REQUEST: Quote every line as written. Omit pictures.

== PROVIDED RECORDS ==

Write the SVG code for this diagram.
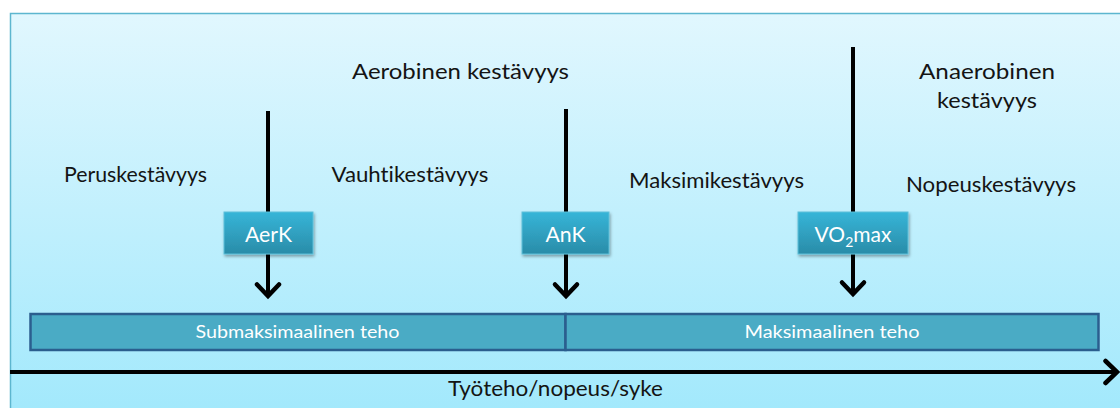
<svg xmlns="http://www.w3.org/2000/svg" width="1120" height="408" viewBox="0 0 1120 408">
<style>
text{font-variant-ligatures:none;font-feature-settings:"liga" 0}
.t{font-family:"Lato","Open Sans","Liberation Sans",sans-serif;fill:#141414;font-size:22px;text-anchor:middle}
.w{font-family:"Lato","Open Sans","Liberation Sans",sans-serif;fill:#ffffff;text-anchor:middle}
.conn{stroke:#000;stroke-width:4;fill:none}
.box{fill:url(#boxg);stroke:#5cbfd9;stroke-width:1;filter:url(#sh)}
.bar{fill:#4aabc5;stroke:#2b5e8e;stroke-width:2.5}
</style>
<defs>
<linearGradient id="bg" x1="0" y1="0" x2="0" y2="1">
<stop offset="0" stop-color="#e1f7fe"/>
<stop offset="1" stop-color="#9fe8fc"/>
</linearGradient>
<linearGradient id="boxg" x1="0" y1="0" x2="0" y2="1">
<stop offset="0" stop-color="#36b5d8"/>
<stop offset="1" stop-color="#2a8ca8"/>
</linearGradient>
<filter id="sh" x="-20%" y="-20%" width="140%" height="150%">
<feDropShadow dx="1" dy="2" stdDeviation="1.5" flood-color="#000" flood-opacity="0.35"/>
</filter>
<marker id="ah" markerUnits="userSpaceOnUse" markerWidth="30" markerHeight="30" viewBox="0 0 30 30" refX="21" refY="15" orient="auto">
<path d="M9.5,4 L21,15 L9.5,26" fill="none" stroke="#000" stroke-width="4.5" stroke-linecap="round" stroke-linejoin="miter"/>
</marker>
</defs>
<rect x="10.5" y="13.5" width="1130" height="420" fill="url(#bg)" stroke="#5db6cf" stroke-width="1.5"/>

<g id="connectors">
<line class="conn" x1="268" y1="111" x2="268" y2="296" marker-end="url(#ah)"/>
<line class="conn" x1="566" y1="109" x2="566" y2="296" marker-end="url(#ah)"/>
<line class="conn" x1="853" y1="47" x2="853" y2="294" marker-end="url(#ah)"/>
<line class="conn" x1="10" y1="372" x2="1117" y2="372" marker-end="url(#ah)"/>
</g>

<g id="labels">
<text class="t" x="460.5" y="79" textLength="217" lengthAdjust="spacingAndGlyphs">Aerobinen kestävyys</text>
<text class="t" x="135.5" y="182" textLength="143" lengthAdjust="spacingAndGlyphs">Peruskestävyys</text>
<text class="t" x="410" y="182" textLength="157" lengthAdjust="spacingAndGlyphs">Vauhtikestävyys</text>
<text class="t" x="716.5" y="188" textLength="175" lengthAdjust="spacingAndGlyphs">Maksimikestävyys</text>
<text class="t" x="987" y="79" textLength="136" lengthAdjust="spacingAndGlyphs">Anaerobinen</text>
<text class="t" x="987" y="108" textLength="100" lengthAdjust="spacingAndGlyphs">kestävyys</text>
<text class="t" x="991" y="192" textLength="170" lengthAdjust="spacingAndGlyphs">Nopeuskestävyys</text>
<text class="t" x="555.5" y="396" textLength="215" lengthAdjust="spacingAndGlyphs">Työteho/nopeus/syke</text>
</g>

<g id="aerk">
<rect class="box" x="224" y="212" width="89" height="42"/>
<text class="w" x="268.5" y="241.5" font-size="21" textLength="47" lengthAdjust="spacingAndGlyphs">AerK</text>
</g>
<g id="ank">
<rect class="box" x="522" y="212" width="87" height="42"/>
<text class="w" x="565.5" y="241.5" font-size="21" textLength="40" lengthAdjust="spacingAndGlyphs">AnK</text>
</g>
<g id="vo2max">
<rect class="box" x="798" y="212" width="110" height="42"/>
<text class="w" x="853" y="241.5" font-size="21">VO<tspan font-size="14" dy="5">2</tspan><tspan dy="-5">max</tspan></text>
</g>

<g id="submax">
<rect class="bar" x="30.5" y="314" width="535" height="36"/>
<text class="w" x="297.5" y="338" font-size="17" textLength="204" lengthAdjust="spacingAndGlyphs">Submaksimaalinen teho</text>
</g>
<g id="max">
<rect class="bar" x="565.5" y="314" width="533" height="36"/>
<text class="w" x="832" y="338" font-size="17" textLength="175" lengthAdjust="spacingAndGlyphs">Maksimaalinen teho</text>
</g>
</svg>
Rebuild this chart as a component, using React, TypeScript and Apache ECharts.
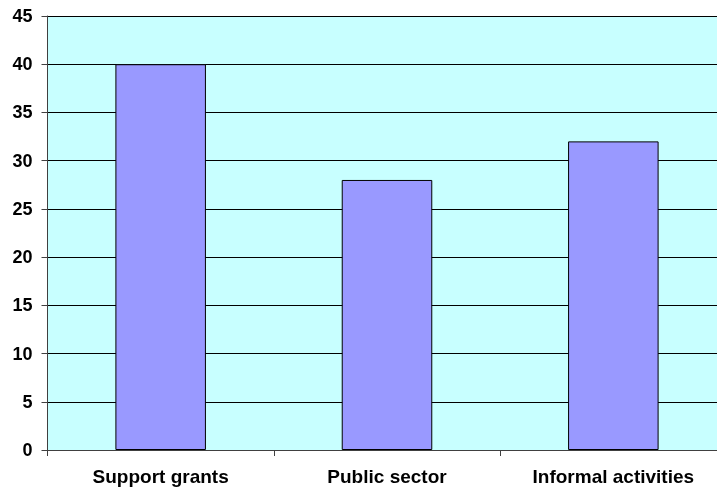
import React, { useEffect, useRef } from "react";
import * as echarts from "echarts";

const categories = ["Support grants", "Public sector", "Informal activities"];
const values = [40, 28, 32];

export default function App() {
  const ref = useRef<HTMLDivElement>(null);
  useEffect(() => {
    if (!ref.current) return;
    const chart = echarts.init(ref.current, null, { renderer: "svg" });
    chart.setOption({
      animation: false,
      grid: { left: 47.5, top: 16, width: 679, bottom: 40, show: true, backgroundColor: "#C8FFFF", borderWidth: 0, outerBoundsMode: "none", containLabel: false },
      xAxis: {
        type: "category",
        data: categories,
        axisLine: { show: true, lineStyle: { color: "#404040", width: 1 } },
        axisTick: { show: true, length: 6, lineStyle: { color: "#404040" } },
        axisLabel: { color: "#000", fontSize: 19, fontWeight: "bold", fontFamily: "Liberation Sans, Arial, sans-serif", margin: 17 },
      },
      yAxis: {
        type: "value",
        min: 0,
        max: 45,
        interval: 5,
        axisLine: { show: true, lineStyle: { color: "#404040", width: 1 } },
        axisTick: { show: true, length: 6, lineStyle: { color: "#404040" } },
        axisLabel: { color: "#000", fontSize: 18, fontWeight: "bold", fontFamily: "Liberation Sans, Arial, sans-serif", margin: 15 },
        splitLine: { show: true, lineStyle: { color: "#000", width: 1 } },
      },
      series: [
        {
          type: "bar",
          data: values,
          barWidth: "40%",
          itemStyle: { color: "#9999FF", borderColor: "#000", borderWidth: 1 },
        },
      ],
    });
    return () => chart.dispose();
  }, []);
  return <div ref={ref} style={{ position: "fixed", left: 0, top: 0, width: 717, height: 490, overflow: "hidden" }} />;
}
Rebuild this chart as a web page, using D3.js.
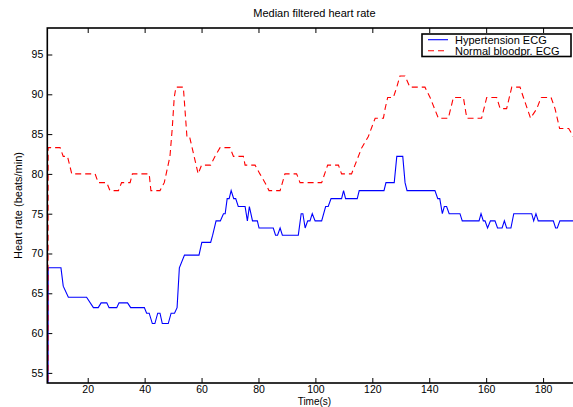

===

ANSWER TO THIS EXERCISE:
Write the SVG code for this diagram.
<svg xmlns="http://www.w3.org/2000/svg" width="1120" height="408" viewBox="0 0 1120 408">
<style>
text{font-variant-ligatures:none;font-feature-settings:"liga" 0}
.t{font-family:"Lato","Open Sans","Liberation Sans",sans-serif;fill:#141414;font-size:22px;text-anchor:middle}
.w{font-family:"Lato","Open Sans","Liberation Sans",sans-serif;fill:#ffffff;text-anchor:middle}
.conn{stroke:#000;stroke-width:4;fill:none}
.box{fill:url(#boxg);stroke:#5cbfd9;stroke-width:1;filter:url(#sh)}
.bar{fill:#4aabc5;stroke:#2b5e8e;stroke-width:2.5}
</style>
<defs>
<linearGradient id="bg" x1="0" y1="0" x2="0" y2="1">
<stop offset="0" stop-color="#e1f7fe"/>
<stop offset="1" stop-color="#9fe8fc"/>
</linearGradient>
<linearGradient id="boxg" x1="0" y1="0" x2="0" y2="1">
<stop offset="0" stop-color="#36b5d8"/>
<stop offset="1" stop-color="#2a8ca8"/>
</linearGradient>
<filter id="sh" x="-20%" y="-20%" width="140%" height="150%">
<feDropShadow dx="1" dy="2" stdDeviation="1.5" flood-color="#000" flood-opacity="0.35"/>
</filter>
<marker id="ah" markerUnits="userSpaceOnUse" markerWidth="30" markerHeight="30" viewBox="0 0 30 30" refX="21" refY="15" orient="auto">
<path d="M9.5,4 L21,15 L9.5,26" fill="none" stroke="#000" stroke-width="4.5" stroke-linecap="round" stroke-linejoin="miter"/>
</marker>
</defs>
<rect x="10.5" y="13.5" width="1130" height="420" fill="url(#bg)" stroke="#5db6cf" stroke-width="1.5"/>

<g id="connectors">
<line class="conn" x1="268" y1="111" x2="268" y2="296" marker-end="url(#ah)"/>
<line class="conn" x1="566" y1="109" x2="566" y2="296" marker-end="url(#ah)"/>
<line class="conn" x1="853" y1="47" x2="853" y2="294" marker-end="url(#ah)"/>
<line class="conn" x1="10" y1="372" x2="1117" y2="372" marker-end="url(#ah)"/>
</g>

<g id="labels">
<text class="t" x="460.5" y="79" textLength="217" lengthAdjust="spacingAndGlyphs">Aerobinen kestävyys</text>
<text class="t" x="135.5" y="182" textLength="143" lengthAdjust="spacingAndGlyphs">Peruskestävyys</text>
<text class="t" x="410" y="182" textLength="157" lengthAdjust="spacingAndGlyphs">Vauhtikestävyys</text>
<text class="t" x="716.5" y="188" textLength="175" lengthAdjust="spacingAndGlyphs">Maksimikestävyys</text>
<text class="t" x="987" y="79" textLength="136" lengthAdjust="spacingAndGlyphs">Anaerobinen</text>
<text class="t" x="987" y="108" textLength="100" lengthAdjust="spacingAndGlyphs">kestävyys</text>
<text class="t" x="991" y="192" textLength="170" lengthAdjust="spacingAndGlyphs">Nopeuskestävyys</text>
<text class="t" x="555.5" y="396" textLength="215" lengthAdjust="spacingAndGlyphs">Työteho/nopeus/syke</text>
</g>

<g id="aerk">
<rect class="box" x="224" y="212" width="89" height="42"/>
<text class="w" x="268.5" y="241.5" font-size="21" textLength="47" lengthAdjust="spacingAndGlyphs">AerK</text>
</g>
<g id="ank">
<rect class="box" x="522" y="212" width="87" height="42"/>
<text class="w" x="565.5" y="241.5" font-size="21" textLength="40" lengthAdjust="spacingAndGlyphs">AnK</text>
</g>
<g id="vo2max">
<rect class="box" x="798" y="212" width="110" height="42"/>
<text class="w" x="853" y="241.5" font-size="21">VO<tspan font-size="14" dy="5">2</tspan><tspan dy="-5">max</tspan></text>
</g>

<g id="submax">
<rect class="bar" x="30.5" y="314" width="535" height="36"/>
<text class="w" x="297.5" y="338" font-size="17" textLength="204" lengthAdjust="spacingAndGlyphs">Submaksimaalinen teho</text>
</g>
<g id="max">
<rect class="bar" x="565.5" y="314" width="533" height="36"/>
<text class="w" x="832" y="338" font-size="17" textLength="175" lengthAdjust="spacingAndGlyphs">Maksimaalinen teho</text>
</g>
</svg>
Rebuild this chart as a component, using React, TypeScript and Apache ECharts.
import React, { useEffect, useRef } from "react";
import * as echarts from "echarts";

const categories = ["Support grants", "Public sector", "Informal activities"];
const values = [40, 28, 32];

export default function App() {
  const ref = useRef<HTMLDivElement>(null);
  useEffect(() => {
    if (!ref.current) return;
    const chart = echarts.init(ref.current, null, { renderer: "svg" });
    chart.setOption({
      animation: false,
      grid: { left: 47.5, top: 16, width: 679, bottom: 40, show: true, backgroundColor: "#C8FFFF", borderWidth: 0, outerBoundsMode: "none", containLabel: false },
      xAxis: {
        type: "category",
        data: categories,
        axisLine: { show: true, lineStyle: { color: "#404040", width: 1 } },
        axisTick: { show: true, length: 6, lineStyle: { color: "#404040" } },
        axisLabel: { color: "#000", fontSize: 19, fontWeight: "bold", fontFamily: "Liberation Sans, Arial, sans-serif", margin: 17 },
      },
      yAxis: {
        type: "value",
        min: 0,
        max: 45,
        interval: 5,
        axisLine: { show: true, lineStyle: { color: "#404040", width: 1 } },
        axisTick: { show: true, length: 6, lineStyle: { color: "#404040" } },
        axisLabel: { color: "#000", fontSize: 18, fontWeight: "bold", fontFamily: "Liberation Sans, Arial, sans-serif", margin: 15 },
        splitLine: { show: true, lineStyle: { color: "#000", width: 1 } },
      },
      series: [
        {
          type: "bar",
          data: values,
          barWidth: "40%",
          itemStyle: { color: "#9999FF", borderColor: "#000", borderWidth: 1 },
        },
      ],
    });
    return () => chart.dispose();
  }, []);
  return <div ref={ref} style={{ position: "fixed", left: 0, top: 0, width: 717, height: 490, overflow: "hidden" }} />;
}
Rebuild this chart as a web page, using D3.js.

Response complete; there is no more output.